>>>

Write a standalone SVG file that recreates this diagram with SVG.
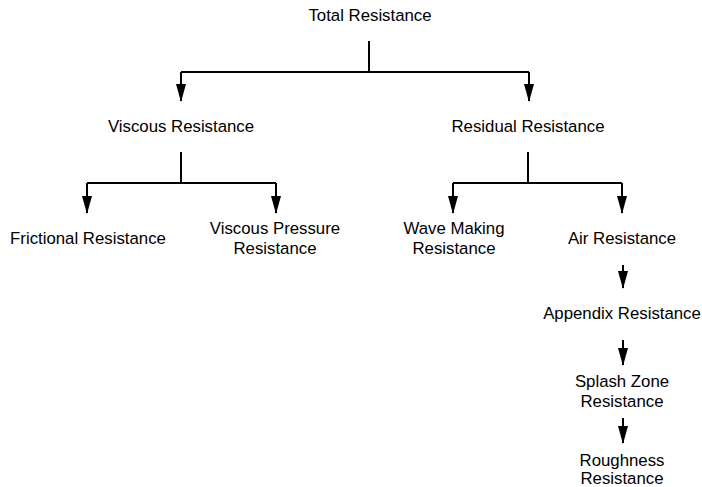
<svg xmlns="http://www.w3.org/2000/svg" width="702" height="487" viewBox="0 0 702 487">
<style>
text{font-family:"Liberation Sans",Arial,sans-serif;font-size:16.8px;fill:#000;text-anchor:middle}
.c{fill:none;stroke:#000;stroke-width:2}
</style>
<defs>
<marker id="ah" markerWidth="18" markerHeight="10" refX="17" refY="5" orient="auto" markerUnits="userSpaceOnUse" viewBox="0 0 18 10">
<path d="M0,0 L18,5 L0,10 Z" fill="#000"/>
</marker>
</defs>
<rect width="702" height="487" fill="#fff"/>
<g id="connectors">
<path class="c" d="M369,41 V72"/>
<path class="c" d="M181,72 H529"/>
<path class="c" d="M181,72 V101" marker-end="url(#ah)"/>
<path class="c" d="M529,72 V101" marker-end="url(#ah)"/>
<path class="c" d="M181,152 V183"/>
<path class="c" d="M87,183 H276"/>
<path class="c" d="M87,183 V213" marker-end="url(#ah)"/>
<path class="c" d="M276,183 V213" marker-end="url(#ah)"/>
<path class="c" d="M528,152 V183"/>
<path class="c" d="M453,183 H622"/>
<path class="c" d="M453,183 V213" marker-end="url(#ah)"/>
<path class="c" d="M622,183 V213" marker-end="url(#ah)"/>
<path class="c" d="M623,265 V288" marker-end="url(#ah)"/>
<path class="c" d="M623,340 V365" marker-end="url(#ah)"/>
<path class="c" d="M623,418 V443" marker-end="url(#ah)"/>
</g>
<g id="total"><text x="370" y="21">Total Resistance</text></g>
<g id="viscous"><text x="181" y="132">Viscous Resistance</text></g>
<g id="residual"><text x="528" y="132">Residual Resistance</text></g>
<g id="frictional"><text x="88" y="244">Frictional Resistance</text></g>
<g id="viscous-pressure"><text x="275" y="234">Viscous Pressure</text><text x="275" y="254">Resistance</text></g>
<g id="wave-making"><text x="454" y="234">Wave Making</text><text x="454" y="254">Resistance</text></g>
<g id="air"><text x="622" y="244">Air Resistance</text></g>
<g id="appendix"><text x="622" y="319">Appendix Resistance</text></g>
<g id="splash"><text x="622" y="387">Splash Zone</text><text x="622" y="407">Resistance</text></g>
<g id="roughness"><text x="622" y="466">Roughness</text><text x="622" y="484">Resistance</text></g>
</svg>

<<<

PROBLEM DESCRIPTION :: Reproduce the whole listing above word for word, but not its pictures.

RESPONSE TO THE TASK ::
Write a standalone SVG file that recreates this diagram with SVG.
<svg xmlns="http://www.w3.org/2000/svg" width="702" height="487" viewBox="0 0 702 487">
<style>
text{font-family:"Liberation Sans",Arial,sans-serif;font-size:16.8px;fill:#000;text-anchor:middle}
.c{fill:none;stroke:#000;stroke-width:2}
</style>
<defs>
<marker id="ah" markerWidth="18" markerHeight="10" refX="17" refY="5" orient="auto" markerUnits="userSpaceOnUse" viewBox="0 0 18 10">
<path d="M0,0 L18,5 L0,10 Z" fill="#000"/>
</marker>
</defs>
<rect width="702" height="487" fill="#fff"/>
<g id="connectors">
<path class="c" d="M369,41 V72"/>
<path class="c" d="M181,72 H529"/>
<path class="c" d="M181,72 V101" marker-end="url(#ah)"/>
<path class="c" d="M529,72 V101" marker-end="url(#ah)"/>
<path class="c" d="M181,152 V183"/>
<path class="c" d="M87,183 H276"/>
<path class="c" d="M87,183 V213" marker-end="url(#ah)"/>
<path class="c" d="M276,183 V213" marker-end="url(#ah)"/>
<path class="c" d="M528,152 V183"/>
<path class="c" d="M453,183 H622"/>
<path class="c" d="M453,183 V213" marker-end="url(#ah)"/>
<path class="c" d="M622,183 V213" marker-end="url(#ah)"/>
<path class="c" d="M623,265 V288" marker-end="url(#ah)"/>
<path class="c" d="M623,340 V365" marker-end="url(#ah)"/>
<path class="c" d="M623,418 V443" marker-end="url(#ah)"/>
</g>
<g id="total"><text x="370" y="21">Total Resistance</text></g>
<g id="viscous"><text x="181" y="132">Viscous Resistance</text></g>
<g id="residual"><text x="528" y="132">Residual Resistance</text></g>
<g id="frictional"><text x="88" y="244">Frictional Resistance</text></g>
<g id="viscous-pressure"><text x="275" y="234">Viscous Pressure</text><text x="275" y="254">Resistance</text></g>
<g id="wave-making"><text x="454" y="234">Wave Making</text><text x="454" y="254">Resistance</text></g>
<g id="air"><text x="622" y="244">Air Resistance</text></g>
<g id="appendix"><text x="622" y="319">Appendix Resistance</text></g>
<g id="splash"><text x="622" y="387">Splash Zone</text><text x="622" y="407">Resistance</text></g>
<g id="roughness"><text x="622" y="466">Roughness</text><text x="622" y="484">Resistance</text></g>
</svg>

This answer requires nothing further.